Selon les juges de l’ordre administratif, les dispositions de l’article R*. 281-5 du LPF ne font pas obstacle à ce que le contribuable soulève devant le tribunal administratif ou devant la cour administrative d’appel jusqu’à la clôture de l’instruction, des moyens de droit nouveaux, à la condition que ces derniers n’impliquent pas l’appréciation de pièces justificatives ou de circonstances de fait qu’il lui eût appartenu de produire ou d’exposer dans sa demande au chef de service (pour la prescription CE, décision du 28 mars 2007 n° 289613 ; CE, décision du 5 mai 2010 n° 293915).

110

Le Conseil d'État adopte sur ce point une position plus favorable au contribuable que celle de la Chambre commerciale de la Cour de cassation, selon laquelle tout moyen est irrecevable s’il n’a pas été invoqué dans la réclamation préalable adressée au chef de service (Cass. com. décision du 2 mai 2007 n° 06-14277).

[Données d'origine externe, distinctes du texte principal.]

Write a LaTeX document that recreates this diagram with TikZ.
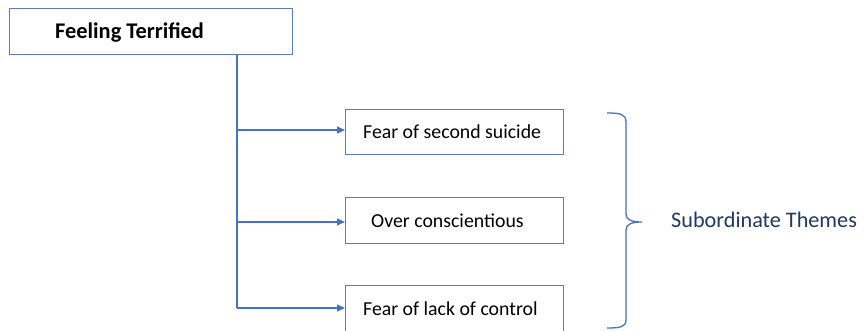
\documentclass[tikz,border=0pt]{standalone}
\usepackage{fontspec}
\setmainfont{Carlito}
\usetikzlibrary{arrows.meta}
\definecolor{lineblue}{HTML}{4472C4}
\definecolor{boxblue}{HTML}{5B7FB5}
\definecolor{navy}{HTML}{1F3864}
\tikzset{
  box/.style={draw=boxblue, line width=1pt, fill=white, inner sep=0pt},
  conn/.style={draw=lineblue, line width=1.2pt},
  arr/.style={conn, -{Triangle[length=8pt,width=7pt]}},
  lbl/.style={font=\fontsize{19.8}{23}\selectfont, anchor=west, inner sep=0pt}
}
\begin{document}
\begin{tikzpicture}[x=1pt,y=-1pt]
\useasboundingbox (0,0) rectangle (864,331);
\fill[white] (0,0) rectangle (864,331);
% top box
\path[box] (9,9) rectangle (292,55);
\node[lbl, font=\fontsize{22.4}{26}\selectfont\bfseries] (top) at (55,33) {Feeling Terrified};
\coordinate (tb) at (237,55);
% child boxes
\path[box] (345,110) rectangle (563,155);
\coordinate (b1) at (345,132);
\node[lbl] (t1) at (363,132) {Fear of second suicide};
\path[box] (345,197) rectangle (563,243);
\coordinate (b2) at (345,221);
\node[lbl] (t2) at (371,221) {Over conscientious};
\path[box] (345,285) rectangle (563,340);
\coordinate (b3) at (345,308);
\node[lbl] (t3) at (363,309) {Fear of lack of control};
% trunk
\coordinate (j1) at (237,130);
\coordinate (j2) at (237,222);
\coordinate (j3) at (237,308);
\draw[conn] (tb) -- (j3);
\draw[arr] (j1) -- (b1 |- j1);
\draw[arr] (j2) -- (b2 |- j2);
\draw[arr] (j3) -- (b3 |- j3);
% brace
\coordinate (bt) at (607,113);
\coordinate (bb) at (607,328);
\coordinate (bm) at (642,222);
\draw[conn, line width=1.3pt] (bt) .. controls (620,113) and (626,114) .. (626,122)
  -- (626,214) .. controls (626,220) and (632,222) .. (bm)
  .. controls (632,222) and (626,224) .. (626,230)
  -- (626,320) .. controls (626,327) and (620,328) .. (bb);
\node[lbl, text=navy, font=\fontsize{22.2}{26}\selectfont] (sub) at (671,220) {Subordinate Themes};
\end{tikzpicture}
\end{document}
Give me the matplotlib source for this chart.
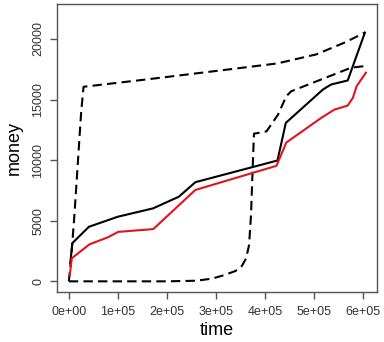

La prescription doit être invoquée devant le juge par le débiteur lui-même qui ne doit pas y avoir renoncé. Ce moyen n’est pas d’ordre public.

120

En conséquence, le juge ne peut, de sa propre initiative, déclarer prescrite l’action du créancier, quand bien même il constate que toutes les conditions de la prescription sont réunies.

Ce principe, rappelé par l’article 2247 du C. civ., a été confirmé à de multiples reprises par la jurisprudence dans le domaine de la prescription de l’action en recouvrement des créances fiscales (notamment, CE, décision du 17 mars 1999, n° 163929 ; CE, décision du 5 mai 2010 n° 293915).